◆ GIVEN MATERIAL ◆
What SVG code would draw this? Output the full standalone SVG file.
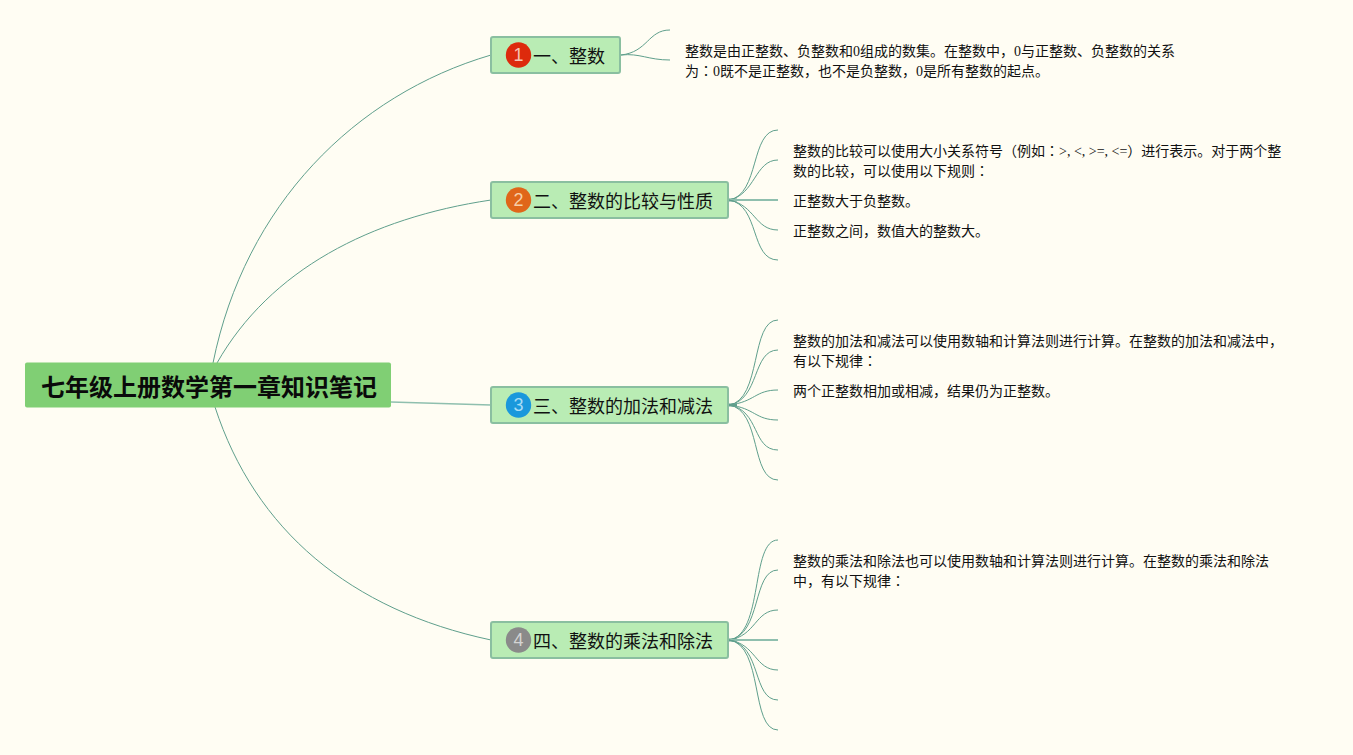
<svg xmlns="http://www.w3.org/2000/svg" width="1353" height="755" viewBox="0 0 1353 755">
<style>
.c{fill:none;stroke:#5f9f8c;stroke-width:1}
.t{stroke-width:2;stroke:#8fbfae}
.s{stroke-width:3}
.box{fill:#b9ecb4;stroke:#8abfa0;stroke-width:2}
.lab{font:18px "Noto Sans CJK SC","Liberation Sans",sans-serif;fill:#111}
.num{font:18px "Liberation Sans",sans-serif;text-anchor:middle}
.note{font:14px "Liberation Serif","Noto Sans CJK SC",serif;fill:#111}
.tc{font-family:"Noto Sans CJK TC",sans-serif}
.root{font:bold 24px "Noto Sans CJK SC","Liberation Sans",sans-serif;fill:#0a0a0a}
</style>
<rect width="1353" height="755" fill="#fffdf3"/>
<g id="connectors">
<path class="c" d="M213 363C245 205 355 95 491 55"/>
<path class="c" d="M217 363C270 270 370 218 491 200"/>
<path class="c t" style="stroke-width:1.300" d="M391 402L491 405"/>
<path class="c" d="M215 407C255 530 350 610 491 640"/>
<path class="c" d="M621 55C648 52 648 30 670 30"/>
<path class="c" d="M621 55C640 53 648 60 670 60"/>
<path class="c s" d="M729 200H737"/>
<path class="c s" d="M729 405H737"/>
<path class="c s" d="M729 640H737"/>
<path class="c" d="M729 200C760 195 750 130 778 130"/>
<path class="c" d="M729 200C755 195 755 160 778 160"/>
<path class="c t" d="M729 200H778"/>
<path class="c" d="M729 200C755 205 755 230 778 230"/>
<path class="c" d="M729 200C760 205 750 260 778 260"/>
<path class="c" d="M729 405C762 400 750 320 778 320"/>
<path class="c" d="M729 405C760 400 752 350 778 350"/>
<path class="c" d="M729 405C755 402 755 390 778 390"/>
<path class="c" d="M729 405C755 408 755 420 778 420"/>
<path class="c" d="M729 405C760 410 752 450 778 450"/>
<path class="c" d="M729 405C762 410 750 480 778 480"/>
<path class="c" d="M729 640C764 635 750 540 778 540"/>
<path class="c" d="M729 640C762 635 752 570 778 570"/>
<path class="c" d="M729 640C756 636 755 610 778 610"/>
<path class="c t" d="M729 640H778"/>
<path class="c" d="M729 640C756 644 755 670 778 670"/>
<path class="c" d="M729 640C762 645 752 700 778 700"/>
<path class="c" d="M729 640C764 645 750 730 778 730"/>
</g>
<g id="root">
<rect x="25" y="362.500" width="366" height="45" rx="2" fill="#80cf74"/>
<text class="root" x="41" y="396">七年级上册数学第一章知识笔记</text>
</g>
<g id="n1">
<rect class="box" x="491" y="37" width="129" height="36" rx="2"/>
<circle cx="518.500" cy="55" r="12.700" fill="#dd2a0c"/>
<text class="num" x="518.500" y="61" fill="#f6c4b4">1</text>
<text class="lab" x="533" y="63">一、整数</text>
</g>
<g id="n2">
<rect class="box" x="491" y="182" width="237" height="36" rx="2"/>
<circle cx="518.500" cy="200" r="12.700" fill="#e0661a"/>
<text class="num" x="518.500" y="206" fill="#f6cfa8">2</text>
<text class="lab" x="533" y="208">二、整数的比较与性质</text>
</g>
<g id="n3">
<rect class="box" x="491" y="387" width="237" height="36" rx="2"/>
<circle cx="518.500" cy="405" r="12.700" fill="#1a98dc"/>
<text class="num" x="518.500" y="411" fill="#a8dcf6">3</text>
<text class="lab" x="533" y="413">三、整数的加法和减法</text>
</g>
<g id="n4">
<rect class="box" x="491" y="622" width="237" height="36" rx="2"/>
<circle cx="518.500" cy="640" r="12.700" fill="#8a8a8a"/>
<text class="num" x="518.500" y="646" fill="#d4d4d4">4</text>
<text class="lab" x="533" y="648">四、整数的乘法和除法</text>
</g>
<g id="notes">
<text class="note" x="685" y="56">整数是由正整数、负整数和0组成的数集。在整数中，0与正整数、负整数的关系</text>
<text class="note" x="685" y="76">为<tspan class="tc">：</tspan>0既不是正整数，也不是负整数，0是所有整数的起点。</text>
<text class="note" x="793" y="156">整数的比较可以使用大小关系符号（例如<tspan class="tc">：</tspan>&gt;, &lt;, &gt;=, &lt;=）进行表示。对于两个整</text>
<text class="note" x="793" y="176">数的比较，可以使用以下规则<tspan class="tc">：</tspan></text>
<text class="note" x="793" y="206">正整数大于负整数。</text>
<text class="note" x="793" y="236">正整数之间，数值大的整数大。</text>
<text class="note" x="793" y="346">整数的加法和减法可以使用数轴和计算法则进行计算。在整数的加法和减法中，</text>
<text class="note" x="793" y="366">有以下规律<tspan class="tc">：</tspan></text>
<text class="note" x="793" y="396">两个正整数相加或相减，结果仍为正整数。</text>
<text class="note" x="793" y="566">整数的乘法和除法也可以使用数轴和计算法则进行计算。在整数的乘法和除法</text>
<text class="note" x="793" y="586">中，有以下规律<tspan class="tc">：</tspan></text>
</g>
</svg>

◆ EXERCISE BRIEF ◆
Copy each line above precisely, dropping the pictures.

◆ SOLUTION FOR THIS PROBLEM ◆
What SVG code would draw this? Output the full standalone SVG file.
<svg xmlns="http://www.w3.org/2000/svg" width="1353" height="755" viewBox="0 0 1353 755">
<style>
.c{fill:none;stroke:#5f9f8c;stroke-width:1}
.t{stroke-width:2;stroke:#8fbfae}
.s{stroke-width:3}
.box{fill:#b9ecb4;stroke:#8abfa0;stroke-width:2}
.lab{font:18px "Noto Sans CJK SC","Liberation Sans",sans-serif;fill:#111}
.num{font:18px "Liberation Sans",sans-serif;text-anchor:middle}
.note{font:14px "Liberation Serif","Noto Sans CJK SC",serif;fill:#111}
.tc{font-family:"Noto Sans CJK TC",sans-serif}
.root{font:bold 24px "Noto Sans CJK SC","Liberation Sans",sans-serif;fill:#0a0a0a}
</style>
<rect width="1353" height="755" fill="#fffdf3"/>
<g id="connectors">
<path class="c" d="M213 363C245 205 355 95 491 55"/>
<path class="c" d="M217 363C270 270 370 218 491 200"/>
<path class="c t" style="stroke-width:1.300" d="M391 402L491 405"/>
<path class="c" d="M215 407C255 530 350 610 491 640"/>
<path class="c" d="M621 55C648 52 648 30 670 30"/>
<path class="c" d="M621 55C640 53 648 60 670 60"/>
<path class="c s" d="M729 200H737"/>
<path class="c s" d="M729 405H737"/>
<path class="c s" d="M729 640H737"/>
<path class="c" d="M729 200C760 195 750 130 778 130"/>
<path class="c" d="M729 200C755 195 755 160 778 160"/>
<path class="c t" d="M729 200H778"/>
<path class="c" d="M729 200C755 205 755 230 778 230"/>
<path class="c" d="M729 200C760 205 750 260 778 260"/>
<path class="c" d="M729 405C762 400 750 320 778 320"/>
<path class="c" d="M729 405C760 400 752 350 778 350"/>
<path class="c" d="M729 405C755 402 755 390 778 390"/>
<path class="c" d="M729 405C755 408 755 420 778 420"/>
<path class="c" d="M729 405C760 410 752 450 778 450"/>
<path class="c" d="M729 405C762 410 750 480 778 480"/>
<path class="c" d="M729 640C764 635 750 540 778 540"/>
<path class="c" d="M729 640C762 635 752 570 778 570"/>
<path class="c" d="M729 640C756 636 755 610 778 610"/>
<path class="c t" d="M729 640H778"/>
<path class="c" d="M729 640C756 644 755 670 778 670"/>
<path class="c" d="M729 640C762 645 752 700 778 700"/>
<path class="c" d="M729 640C764 645 750 730 778 730"/>
</g>
<g id="root">
<rect x="25" y="362.500" width="366" height="45" rx="2" fill="#80cf74"/>
<text class="root" x="41" y="396">七年级上册数学第一章知识笔记</text>
</g>
<g id="n1">
<rect class="box" x="491" y="37" width="129" height="36" rx="2"/>
<circle cx="518.500" cy="55" r="12.700" fill="#dd2a0c"/>
<text class="num" x="518.500" y="61" fill="#f6c4b4">1</text>
<text class="lab" x="533" y="63">一、整数</text>
</g>
<g id="n2">
<rect class="box" x="491" y="182" width="237" height="36" rx="2"/>
<circle cx="518.500" cy="200" r="12.700" fill="#e0661a"/>
<text class="num" x="518.500" y="206" fill="#f6cfa8">2</text>
<text class="lab" x="533" y="208">二、整数的比较与性质</text>
</g>
<g id="n3">
<rect class="box" x="491" y="387" width="237" height="36" rx="2"/>
<circle cx="518.500" cy="405" r="12.700" fill="#1a98dc"/>
<text class="num" x="518.500" y="411" fill="#a8dcf6">3</text>
<text class="lab" x="533" y="413">三、整数的加法和减法</text>
</g>
<g id="n4">
<rect class="box" x="491" y="622" width="237" height="36" rx="2"/>
<circle cx="518.500" cy="640" r="12.700" fill="#8a8a8a"/>
<text class="num" x="518.500" y="646" fill="#d4d4d4">4</text>
<text class="lab" x="533" y="648">四、整数的乘法和除法</text>
</g>
<g id="notes">
<text class="note" x="685" y="56">整数是由正整数、负整数和0组成的数集。在整数中，0与正整数、负整数的关系</text>
<text class="note" x="685" y="76">为<tspan class="tc">：</tspan>0既不是正整数，也不是负整数，0是所有整数的起点。</text>
<text class="note" x="793" y="156">整数的比较可以使用大小关系符号（例如<tspan class="tc">：</tspan>&gt;, &lt;, &gt;=, &lt;=）进行表示。对于两个整</text>
<text class="note" x="793" y="176">数的比较，可以使用以下规则<tspan class="tc">：</tspan></text>
<text class="note" x="793" y="206">正整数大于负整数。</text>
<text class="note" x="793" y="236">正整数之间，数值大的整数大。</text>
<text class="note" x="793" y="346">整数的加法和减法可以使用数轴和计算法则进行计算。在整数的加法和减法中，</text>
<text class="note" x="793" y="366">有以下规律<tspan class="tc">：</tspan></text>
<text class="note" x="793" y="396">两个正整数相加或相减，结果仍为正整数。</text>
<text class="note" x="793" y="566">整数的乘法和除法也可以使用数轴和计算法则进行计算。在整数的乘法和除法</text>
<text class="note" x="793" y="586">中，有以下规律<tspan class="tc">：</tspan></text>
</g>
</svg>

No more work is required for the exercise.